Sometimes, when I’m abroad and people ask what brought me to their city or country, I jokingly reply that I’m mainly just there to not be in Singapore. Okay, fine—it’s often not a joke. The day my country’s home affairs and law minister stood in Parliament and talked of war—a war against drugs in which my friends and I were targeted as being on the ‘wrong side’—I thanked my lucky stars that I would be flying out to Taiwan for the rest of the month. I just wanted to breathe some different air for awhile. No, correction: I just wanted to breathe.
Singapore is home, but it’s also not a particularly relaxing place for me. I simultaneously feel safe and unsafe, comfortable and uncomfortable. I am aware, perhaps hyper-aware, that even on a swelteringly hot tropical island there can be thin ice, and that I skate on it regularly. I feel like a liability to my friends and acquaintances; I keep wondering if being on good terms with me will bring them trouble. I live with the knowledge that my words and actions can and will be taken in bad faith and turned against me. And most of all, Singapore is not a place that has welcomed the one I love, and we will not be able to live as a complete family in my own city. It is no surprise, given these conditions, that I need time away.
I’ve spent most of May in Taipei. There was work that brought me here, and I’m also still working remotely so it hasn’t just been all fun and games, but I think I still surprised some people when I said I didn’t have plans to venture outside of Taipei. It’s because I’m really not here as a tourist; I’m here to take a break from my own country. I’m super grateful for the privilege of having such breaks.
Taipei is a foreign and familiar place; foreign because I still constantly have to look up directions on Google Maps to get anywhere, and I’m sometimes still a little confused by Mandarin terms I’ve never heard or had to use in Singapore, but familiar because I’ve been here enough times by now to have registered some landmarks of my own. I have friends here to meet up with, favourite spots that, if I were here for longer, would become favourite haunts. I feel like I’m a happier and more patient person here (especially so when the weather is cooler). I appreciate the greater sense of freedom, the reduced sense of being policed and micromanaged. I admire the way people express their connection to their country here. I even enjoy the mental switch of having to mainly communicate in a different language.
Still… I’m ready to head back.
It’s such a bizarre, contradictory feeling. I said goodbye to my husband less than 24 hours ago. We don’t know when we’ll see each other again; I miss him terribly already. I’m not thrilled by thought of life without him back in Singapore, of days and weeks in the flat that I still think of as our home but is really just where I live with our three cats, his absence obvious and felt. I’m not eager to go back to a life where I’m constantly reminded of the need to think and overthink everything I say and do (although I’m also doing that here anyway so I think it’s already become entrenched in my system, thanks I hate it). But for all that… I’m still looking forward a little bit to being back.
I’m looking forward to cuddling my cats, visiting my mum and cuddling her kittens, visiting my friend and introducing myself to his latest feline overlord (a pattern is emerging here).

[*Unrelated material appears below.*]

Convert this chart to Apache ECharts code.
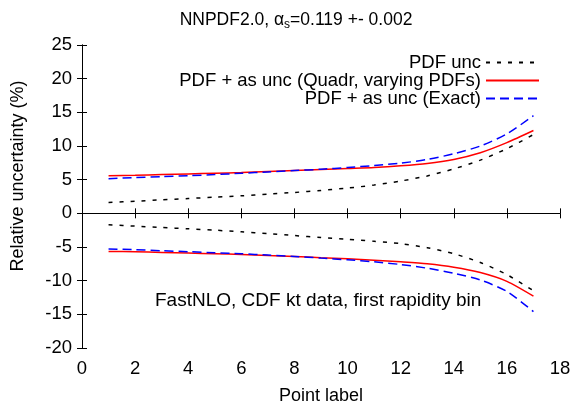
<!DOCTYPE html>
<html lang="en">
<head>
<meta charset="UTF-8">
<title>NNPDF2.0 alpha_s uncertainty</title>
<style>
  html, body { margin: 0; padding: 0; background: #fff; }
  #main { width: 575px; height: 404px; }
</style>
</head>
<body>
<div id="main"></div>
<script src="https://cdn.jsdelivr.net/npm/echarts@6/dist/echarts.min.js"></script>
<script>
// point labels 1..17
var points = [1, 2, 3, 4, 5, 6, 7, 8, 9, 10, 11, 12, 13, 14, 15, 16, 17];

// PDF unc (upper / lower)
var pdfUp = [1.6, 1.8, 2.0, 2.2, 2.4, 2.6, 2.85, 3.1, 3.4, 3.75, 4.2, 4.8, 5.55, 6.6, 7.9, 9.6, 11.7];
var pdfDn = [-1.7, -1.9, -2.1, -2.3, -2.5, -2.75, -3.0, -3.3, -3.6, -3.85, -4.15, -4.5, -5.1, -6.0, -7.3, -9.1, -11.5];

// PDF + as unc (Quadr, varying PDFs)
var quadUp = [5.6, 5.65, 5.75, 5.85, 5.95, 6.05, 6.2, 6.35, 6.5, 6.65, 6.8, 7.05, 7.4, 8.0, 9.0, 10.5, 12.3];
var quadDn = [-5.65, -5.7, -5.8, -5.9, -6.0, -6.1, -6.25, -6.4, -6.6, -6.75, -6.95, -7.2, -7.5, -8.0, -8.8, -10.1, -12.3];

// PDF + as unc (Exact)
var exactUp = [5.15, 5.3, 5.45, 5.6, 5.75, 5.95, 6.15, 6.35, 6.55, 6.8, 7.1, 7.45, 8.0, 8.85, 10.0, 11.8, 14.5];
var exactDn = [-5.3, -5.4, -5.55, -5.7, -5.85, -6.0, -6.2, -6.4, -6.65, -6.9, -7.2, -7.6, -8.15, -8.9, -9.9, -11.6, -14.6];

var names = ['PDF unc', 'PDF + as unc (Quadr, varying PDFs)', 'PDF + as unc (Exact)'];

function pairs(ys) {
    return points.map(function (x, i) { return [x, ys[i]]; });
}

var FONT = 'Liberation Sans, Arial, Helvetica, sans-serif';
var styles = [
    { color: '#000000', width: 1.5, type: [4, 7] },
    { color: '#ff0000', width: 1.5, type: 'solid' },
    { color: '#0000ff', width: 1.5, type: [9, 5] }
];

function makeSeries(name, ys, st, inLegend) {
    return {
        name: inLegend ? name : name + ' ',
        type: 'line',
        data: pairs(ys),
        showSymbol: false,
        symbol: 'none',
        smooth: 0.25,
        animation: false,
        lineStyle: { color: st.color, width: st.width, type: st.type },
        itemStyle: { color: st.color }
    };
}

var series = [
    makeSeries(names[0], pdfUp, styles[0], true),
    makeSeries(names[0], pdfDn, styles[0], false),
    makeSeries(names[1], quadUp, styles[1], true),
    makeSeries(names[1], quadDn, styles[1], false),
    makeSeries(names[2], exactUp, styles[2], true),
    makeSeries(names[2], exactDn, styles[2], false)
];

var axisCommon = {
    axisLine: { show: true, lineStyle: { color: '#000', width: 1 } },
    axisTick: { show: true, inside: true, length: 5, lineStyle: { color: '#000' } },
    splitLine: { show: false }
};

var chart = echarts.init(document.getElementById('main'));
chart.setOption({
    animation: false,
    backgroundColor: '#fff',
    textStyle: { fontFamily: FONT },
    title: {
        text: 'NNPDF2.0, α{sub|s}=0.119 +- 0.002',
        left: 291,
        top: 5,
        textAlign: 'center',
        textStyle: {
            fontFamily: FONT, fontSize: 17.5, fontWeight: 'normal', color: '#000',
            rich: { sub: { fontFamily: FONT, fontSize: 12, verticalAlign: 'bottom', padding: [9, 0, 0, 0], color: '#000' } }
        }
    },
    grid: { left: 82, right: 15, top: 45, bottom: 56, containLabel: false, outerBoundsMode: 'none' },
    legend: {
        orient: 'vertical',
        align: 'right',
        right: 30,
        top: 48,
        itemWidth: 53,
        itemHeight: 14,
        itemGap: -1,
        data: names,
        itemStyle: { opacity: 0 },
        textStyle: { fontFamily: FONT, fontSize: 18.5, color: '#000', lineHeight: 18 }
    },
    xAxis: [
        Object.assign({
            type: 'value', min: 0, max: 18, interval: 2,
            name: 'Point label', nameLocation: 'middle', nameGap: 39,
            nameTextStyle: { fontFamily: FONT, fontSize: 18, color: '#000' },
            axisLabel: { fontFamily: FONT, fontSize: 18.5, color: '#000', margin: 11 }
        }, axisCommon),
        Object.assign({
            type: 'value', min: 0, max: 18, interval: 2, position: 'top',
            axisLabel: { show: false }
        }, axisCommon)
    ],
    yAxis: [
        Object.assign({
            type: 'value', min: -20, max: 25, interval: 5,
            axisLabel: { fontFamily: FONT, fontSize: 18.5, color: '#000', margin: 10 }
        }, axisCommon),
        Object.assign({
            type: 'value', min: -20, max: 25, interval: 5, position: 'right',
            axisLabel: { show: false }
        }, axisCommon)
    ],
    graphic: [{
        type: 'text',
        x: 18,
        y: 176,
        rotation: Math.PI / 2,
        style: {
            text: 'Relative uncertainty (%)', font: '18px ' + FONT, fill: '#000',
            textAlign: 'center', textVerticalAlign: 'middle'
        }
    }, {
        type: 'text',
        left: 155,
        top: 291,
        style: { text: 'FastNLO, CDF kt data, first rapidity bin', font: '19px ' + FONT, fill: '#000' }
    }],
    series: series
});
</script>
</body>
</html>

I’m looking forward to seeing my friends, to café work dates with my bestie, to the sights and sounds and flavours that I know well. I’m even looking forward to getting back into the rhythm that I’d fallen into working from home, and my silly rice cooker and the silly meals I make in it.

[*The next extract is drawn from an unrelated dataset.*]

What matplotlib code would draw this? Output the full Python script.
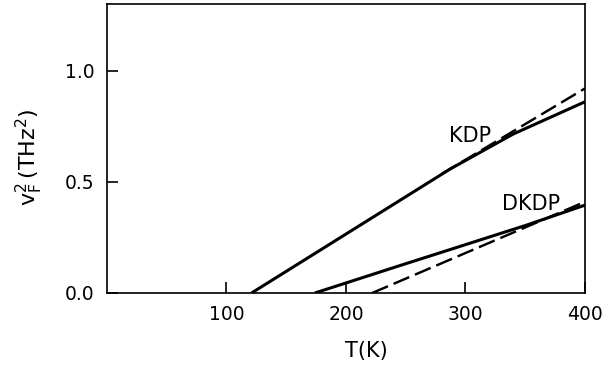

I guess this is the messiness of home: nowhere else is as infuriating or triggering as Singapore is for me, yet it is only a matter of time before I am drawn (back) to it, again and again. I will perhaps never fully understand the relationship that I have with my country, nor will I ever be able to fully articulate the meaning it holds. This ambivalence that I have for it marks me as unmistakably Singaporean—it is a feeling that can only grow out of a deep attachment and a lifetime of encounters, because I wasn’t only raised in Singapore, I was also raised by Singapore.